→ Stated goal
Copy out the data below as written; omit any images.

→ Data provided
● ● ● ● ●

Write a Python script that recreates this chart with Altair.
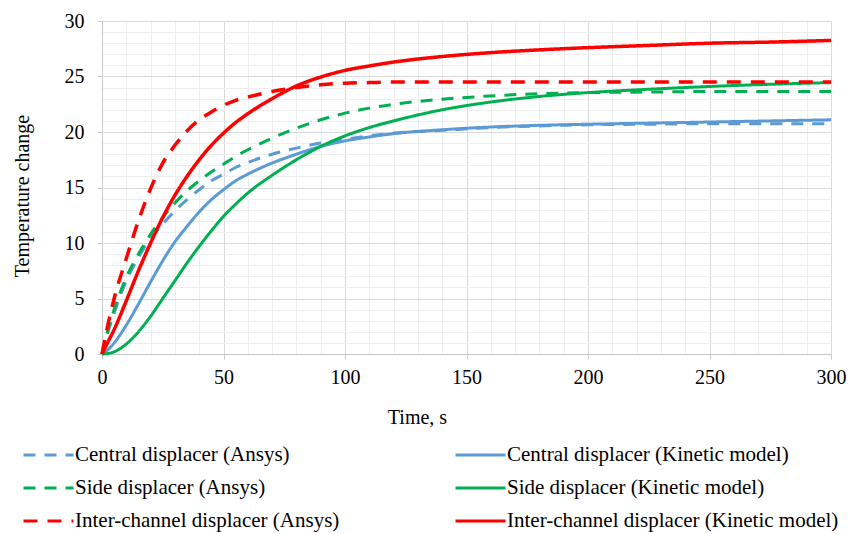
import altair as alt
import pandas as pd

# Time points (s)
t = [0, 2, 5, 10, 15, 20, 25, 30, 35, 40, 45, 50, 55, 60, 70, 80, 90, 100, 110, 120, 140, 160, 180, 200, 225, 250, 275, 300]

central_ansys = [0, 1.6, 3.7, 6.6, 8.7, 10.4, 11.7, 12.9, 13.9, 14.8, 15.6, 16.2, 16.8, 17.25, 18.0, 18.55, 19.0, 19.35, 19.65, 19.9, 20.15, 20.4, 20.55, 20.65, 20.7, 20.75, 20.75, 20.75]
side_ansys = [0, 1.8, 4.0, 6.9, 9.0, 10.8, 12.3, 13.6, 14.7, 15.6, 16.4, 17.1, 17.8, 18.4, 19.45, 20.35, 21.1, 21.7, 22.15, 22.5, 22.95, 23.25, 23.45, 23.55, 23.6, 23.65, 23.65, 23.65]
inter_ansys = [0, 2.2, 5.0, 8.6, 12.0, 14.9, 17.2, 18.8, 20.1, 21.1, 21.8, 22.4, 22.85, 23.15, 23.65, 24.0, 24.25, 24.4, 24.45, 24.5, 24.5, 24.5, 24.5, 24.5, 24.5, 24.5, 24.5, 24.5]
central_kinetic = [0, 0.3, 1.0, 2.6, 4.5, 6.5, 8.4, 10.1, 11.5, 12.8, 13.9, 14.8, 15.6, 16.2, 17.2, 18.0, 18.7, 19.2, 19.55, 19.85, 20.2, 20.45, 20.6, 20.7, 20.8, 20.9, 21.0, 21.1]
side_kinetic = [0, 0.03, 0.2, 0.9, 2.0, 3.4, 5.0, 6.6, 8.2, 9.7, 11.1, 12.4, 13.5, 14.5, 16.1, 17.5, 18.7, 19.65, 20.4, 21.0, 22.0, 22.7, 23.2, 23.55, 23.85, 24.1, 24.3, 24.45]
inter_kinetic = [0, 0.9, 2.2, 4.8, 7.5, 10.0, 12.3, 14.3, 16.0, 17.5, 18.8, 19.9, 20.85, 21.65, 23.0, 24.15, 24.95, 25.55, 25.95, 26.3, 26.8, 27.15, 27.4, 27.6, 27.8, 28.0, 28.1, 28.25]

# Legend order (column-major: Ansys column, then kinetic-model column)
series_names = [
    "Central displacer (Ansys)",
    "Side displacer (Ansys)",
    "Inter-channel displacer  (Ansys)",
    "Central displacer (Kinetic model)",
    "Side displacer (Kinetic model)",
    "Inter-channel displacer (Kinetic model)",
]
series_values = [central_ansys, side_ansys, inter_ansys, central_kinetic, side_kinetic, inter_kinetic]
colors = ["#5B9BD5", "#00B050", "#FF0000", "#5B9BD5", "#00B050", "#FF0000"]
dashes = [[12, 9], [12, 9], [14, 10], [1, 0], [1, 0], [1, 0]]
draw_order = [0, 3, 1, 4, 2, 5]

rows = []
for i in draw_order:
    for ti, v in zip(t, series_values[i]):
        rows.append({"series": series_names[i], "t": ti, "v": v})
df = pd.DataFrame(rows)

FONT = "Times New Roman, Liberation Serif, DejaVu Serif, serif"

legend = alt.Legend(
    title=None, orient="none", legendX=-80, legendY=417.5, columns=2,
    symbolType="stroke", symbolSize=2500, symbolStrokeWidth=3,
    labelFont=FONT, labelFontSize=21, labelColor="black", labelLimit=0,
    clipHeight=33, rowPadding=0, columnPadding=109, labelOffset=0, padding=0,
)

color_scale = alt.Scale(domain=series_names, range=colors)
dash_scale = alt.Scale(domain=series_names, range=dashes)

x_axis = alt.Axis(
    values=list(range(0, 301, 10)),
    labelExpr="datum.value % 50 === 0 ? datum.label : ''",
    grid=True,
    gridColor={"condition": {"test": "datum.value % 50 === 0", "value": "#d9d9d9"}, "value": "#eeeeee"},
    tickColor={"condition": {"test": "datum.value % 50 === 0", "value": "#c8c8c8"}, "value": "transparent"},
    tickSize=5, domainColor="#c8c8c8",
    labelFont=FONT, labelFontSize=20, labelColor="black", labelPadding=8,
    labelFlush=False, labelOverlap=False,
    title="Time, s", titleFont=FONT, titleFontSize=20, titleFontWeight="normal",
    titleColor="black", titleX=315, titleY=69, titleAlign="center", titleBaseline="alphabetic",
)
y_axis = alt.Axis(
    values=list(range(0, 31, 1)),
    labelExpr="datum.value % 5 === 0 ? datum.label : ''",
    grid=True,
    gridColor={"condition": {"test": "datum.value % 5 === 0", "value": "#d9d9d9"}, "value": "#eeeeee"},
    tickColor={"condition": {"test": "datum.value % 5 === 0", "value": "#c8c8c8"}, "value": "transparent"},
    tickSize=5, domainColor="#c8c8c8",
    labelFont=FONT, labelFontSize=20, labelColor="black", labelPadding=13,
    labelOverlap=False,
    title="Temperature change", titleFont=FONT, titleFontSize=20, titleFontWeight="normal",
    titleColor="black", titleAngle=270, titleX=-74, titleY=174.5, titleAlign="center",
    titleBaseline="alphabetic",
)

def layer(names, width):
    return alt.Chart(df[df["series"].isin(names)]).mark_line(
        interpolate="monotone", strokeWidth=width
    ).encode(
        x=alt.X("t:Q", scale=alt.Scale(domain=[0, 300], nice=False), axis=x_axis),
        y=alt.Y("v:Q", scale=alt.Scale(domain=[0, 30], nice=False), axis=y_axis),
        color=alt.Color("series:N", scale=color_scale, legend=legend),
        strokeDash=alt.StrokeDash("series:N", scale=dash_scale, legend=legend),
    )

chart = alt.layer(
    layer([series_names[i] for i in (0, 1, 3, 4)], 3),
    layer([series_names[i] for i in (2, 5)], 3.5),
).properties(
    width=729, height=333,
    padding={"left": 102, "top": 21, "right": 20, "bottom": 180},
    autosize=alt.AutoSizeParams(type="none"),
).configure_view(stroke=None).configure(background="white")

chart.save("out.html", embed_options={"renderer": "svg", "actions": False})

● ● ● ● ●

→ Response
Write a Python script that recreates this chart with Altair.
import altair as alt
import pandas as pd

# Time points (s)
t = [0, 2, 5, 10, 15, 20, 25, 30, 35, 40, 45, 50, 55, 60, 70, 80, 90, 100, 110, 120, 140, 160, 180, 200, 225, 250, 275, 300]

central_ansys = [0, 1.6, 3.7, 6.6, 8.7, 10.4, 11.7, 12.9, 13.9, 14.8, 15.6, 16.2, 16.8, 17.25, 18.0, 18.55, 19.0, 19.35, 19.65, 19.9, 20.15, 20.4, 20.55, 20.65, 20.7, 20.75, 20.75, 20.75]
side_ansys = [0, 1.8, 4.0, 6.9, 9.0, 10.8, 12.3, 13.6, 14.7, 15.6, 16.4, 17.1, 17.8, 18.4, 19.45, 20.35, 21.1, 21.7, 22.15, 22.5, 22.95, 23.25, 23.45, 23.55, 23.6, 23.65, 23.65, 23.65]
inter_ansys = [0, 2.2, 5.0, 8.6, 12.0, 14.9, 17.2, 18.8, 20.1, 21.1, 21.8, 22.4, 22.85, 23.15, 23.65, 24.0, 24.25, 24.4, 24.45, 24.5, 24.5, 24.5, 24.5, 24.5, 24.5, 24.5, 24.5, 24.5]
central_kinetic = [0, 0.3, 1.0, 2.6, 4.5, 6.5, 8.4, 10.1, 11.5, 12.8, 13.9, 14.8, 15.6, 16.2, 17.2, 18.0, 18.7, 19.2, 19.55, 19.85, 20.2, 20.45, 20.6, 20.7, 20.8, 20.9, 21.0, 21.1]
side_kinetic = [0, 0.03, 0.2, 0.9, 2.0, 3.4, 5.0, 6.6, 8.2, 9.7, 11.1, 12.4, 13.5, 14.5, 16.1, 17.5, 18.7, 19.65, 20.4, 21.0, 22.0, 22.7, 23.2, 23.55, 23.85, 24.1, 24.3, 24.45]
inter_kinetic = [0, 0.9, 2.2, 4.8, 7.5, 10.0, 12.3, 14.3, 16.0, 17.5, 18.8, 19.9, 20.85, 21.65, 23.0, 24.15, 24.95, 25.55, 25.95, 26.3, 26.8, 27.15, 27.4, 27.6, 27.8, 28.0, 28.1, 28.25]

# Legend order (column-major: Ansys column, then kinetic-model column)
series_names = [
    "Central displacer (Ansys)",
    "Side displacer (Ansys)",
    "Inter-channel displacer  (Ansys)",
    "Central displacer (Kinetic model)",
    "Side displacer (Kinetic model)",
    "Inter-channel displacer (Kinetic model)",
]
series_values = [central_ansys, side_ansys, inter_ansys, central_kinetic, side_kinetic, inter_kinetic]
colors = ["#5B9BD5", "#00B050", "#FF0000", "#5B9BD5", "#00B050", "#FF0000"]
dashes = [[12, 9], [12, 9], [14, 10], [1, 0], [1, 0], [1, 0]]
draw_order = [0, 3, 1, 4, 2, 5]

rows = []
for i in draw_order:
    for ti, v in zip(t, series_values[i]):
        rows.append({"series": series_names[i], "t": ti, "v": v})
df = pd.DataFrame(rows)

FONT = "Times New Roman, Liberation Serif, DejaVu Serif, serif"

legend = alt.Legend(
    title=None, orient="none", legendX=-80, legendY=417.5, columns=2,
    symbolType="stroke", symbolSize=2500, symbolStrokeWidth=3,
    labelFont=FONT, labelFontSize=21, labelColor="black", labelLimit=0,
    clipHeight=33, rowPadding=0, columnPadding=109, labelOffset=0, padding=0,
)

color_scale = alt.Scale(domain=series_names, range=colors)
dash_scale = alt.Scale(domain=series_names, range=dashes)

x_axis = alt.Axis(
    values=list(range(0, 301, 10)),
    labelExpr="datum.value % 50 === 0 ? datum.label : ''",
    grid=True,
    gridColor={"condition": {"test": "datum.value % 50 === 0", "value": "#d9d9d9"}, "value": "#eeeeee"},
    tickColor={"condition": {"test": "datum.value % 50 === 0", "value": "#c8c8c8"}, "value": "transparent"},
    tickSize=5, domainColor="#c8c8c8",
    labelFont=FONT, labelFontSize=20, labelColor="black", labelPadding=8,
    labelFlush=False, labelOverlap=False,
    title="Time, s", titleFont=FONT, titleFontSize=20, titleFontWeight="normal",
    titleColor="black", titleX=315, titleY=69, titleAlign="center", titleBaseline="alphabetic",
)
y_axis = alt.Axis(
    values=list(range(0, 31, 1)),
    labelExpr="datum.value % 5 === 0 ? datum.label : ''",
    grid=True,
    gridColor={"condition": {"test": "datum.value % 5 === 0", "value": "#d9d9d9"}, "value": "#eeeeee"},
    tickColor={"condition": {"test": "datum.value % 5 === 0", "value": "#c8c8c8"}, "value": "transparent"},
    tickSize=5, domainColor="#c8c8c8",
    labelFont=FONT, labelFontSize=20, labelColor="black", labelPadding=13,
    labelOverlap=False,
    title="Temperature change", titleFont=FONT, titleFontSize=20, titleFontWeight="normal",
    titleColor="black", titleAngle=270, titleX=-74, titleY=174.5, titleAlign="center",
    titleBaseline="alphabetic",
)

def layer(names, width):
    return alt.Chart(df[df["series"].isin(names)]).mark_line(
        interpolate="monotone", strokeWidth=width
    ).encode(
        x=alt.X("t:Q", scale=alt.Scale(domain=[0, 300], nice=False), axis=x_axis),
        y=alt.Y("v:Q", scale=alt.Scale(domain=[0, 30], nice=False), axis=y_axis),
        color=alt.Color("series:N", scale=color_scale, legend=legend),
        strokeDash=alt.StrokeDash("series:N", scale=dash_scale, legend=legend),
    )

chart = alt.layer(
    layer([series_names[i] for i in (0, 1, 3, 4)], 3),
    layer([series_names[i] for i in (2, 5)], 3.5),
).properties(
    width=729, height=333,
    padding={"left": 102, "top": 21, "right": 20, "bottom": 180},
    autosize=alt.AutoSizeParams(type="none"),
).configure_view(stroke=None).configure(background="white")

chart.save("out.html", embed_options={"renderer": "svg", "actions": False})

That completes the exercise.